Perdana Menteri Jepang Shinzo Abe saat berpidato dalam konferensi pers.[Kiyoshi Ota/Pool via REUTERS]
Perdana Menteri Jepang Shinzo Abe saat berpidato dalam konferensi pers.[Kiyoshi Ota/Pool via REUTERS]

Jepang awalnya mengatakan kepada orang-orang yang merasa terinfeksi virus untuk tidak mencari bantuan medis kecuali mereka telah mengalami demam selama empat hari atau dua hari jika pada orang berusia lebih dari 65 tahun.

Para ahli medis mengatakan pedoman itu dimaksudkan untuk menghemat sumber daya rumah sakit.

Pemerintah Jepang juga mengatakan sejak awal bahwa test kit harus dijatah karena persediaannya terbatas.

Jepang sejak itu melonggarkan peraturannya untuk memungkinkan mereka dites positif tetapi tidak menunjukkan gejala untuk tinggal di hotel.

Terlepas dari kendala pengujian untuk virus, tingkat hasil positif telah turun di bawah 1 persen. Ahli pemerintah tentang virus mengatakan bahwa tingkat pengujian saat ini sudah cukup.

Tetapi sekelompok akademisi Jepang terkemuka, pebisnis, dan tokoh-tokoh lainnya meminta pemerintah untuk mengambil langkah yang jauh lebih berani. Mereka meminta untuk membangun kapasitas 10 juta tes sehari dan menawarkan pengujian kepada siapa pun yang menginginkannya.

Para ahli kesehatan masyarakat, termasuk beberapa di pemerintahan, telah memperingatkan agar tidak menarik kesimpulan pasti dari pengalaman Jepang. Mereka memeringatkan bahwa Jepang belum jelas dan gelombang infeksi kedua atau ketiga dapat menyerang kapan saja.

Faktor kunci lainnya mungkin adalah keputusan Shinzo Abe untuk menutup sekolah pada akhir Februari, jauh sebelum semua negara lain melakukanya.

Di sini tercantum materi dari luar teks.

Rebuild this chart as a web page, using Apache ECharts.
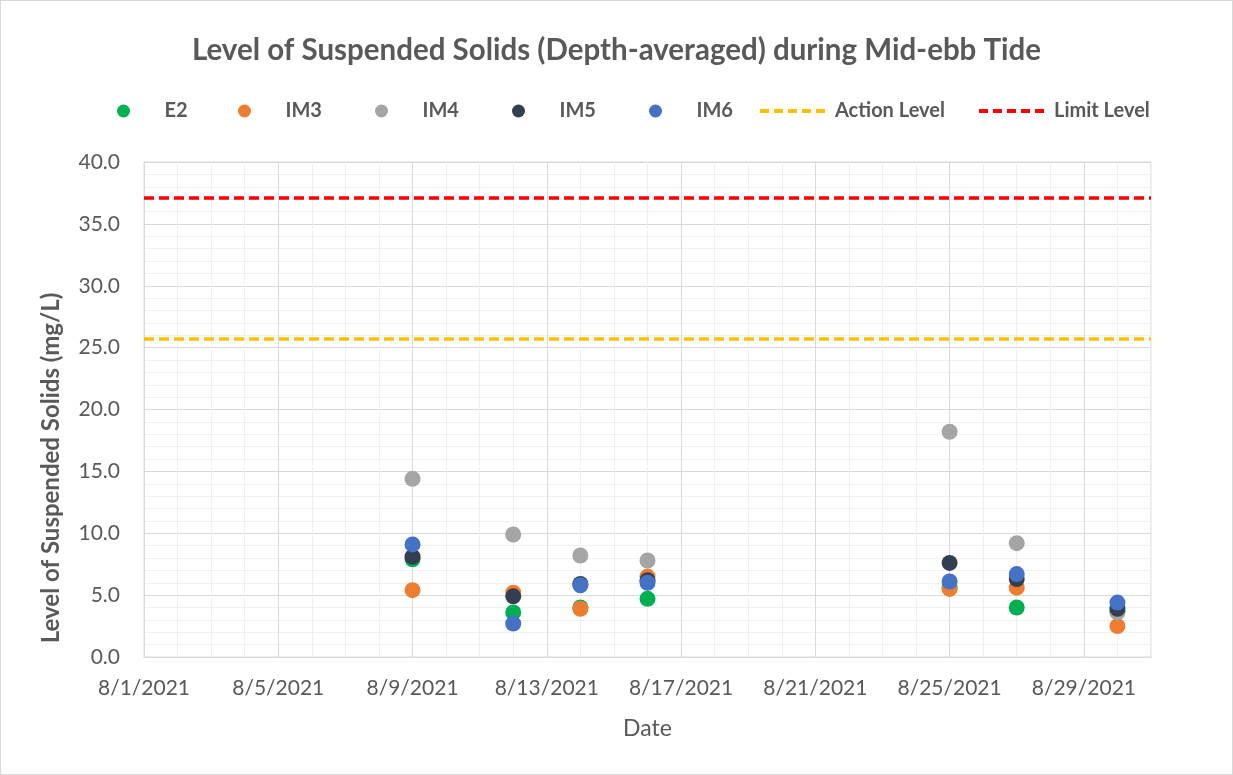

"Keputusan itu sangat tidak populer saat itu, tetapi tampaknya telah memicu perubahan perilaku yang hampir seketika," menurut jajak pendapat yang dilakukan oleh para peneliti di Universitas Hiroshima.

Sehari setelah pengumuman penutupan sekolah, persentase orang yang menghindari tempat ramai hampir dua kali lipat, naik menjadi hampir 60 persen.

Pada bulan April, ketika kasus-kasus mulai meningkat, Shinzo Abe mengumumkan keadaan darurat. Bisnis diminta untuk menutup atau mengurangi jam kerja mereka. Orang-orang hanya diminta melakukan perjalanan yang diperlukan.

Tidak ada hukuman, tetapi banyak pula yang mematuhinya.

Saat Jepang mulai dibuka kembali, beberapa ahli khawatir bahwa orang akan mulai menurunkan penjagaan mereka.

Dalam pidatonya, Perdana Menteri Shinzo Abe menekankan bahwa akhir dari keadaan darurat tidak berarti kembali ke kehidupan normal.

"Apa yang perlu kita tuju adalah membangun normal baru," kata Abe.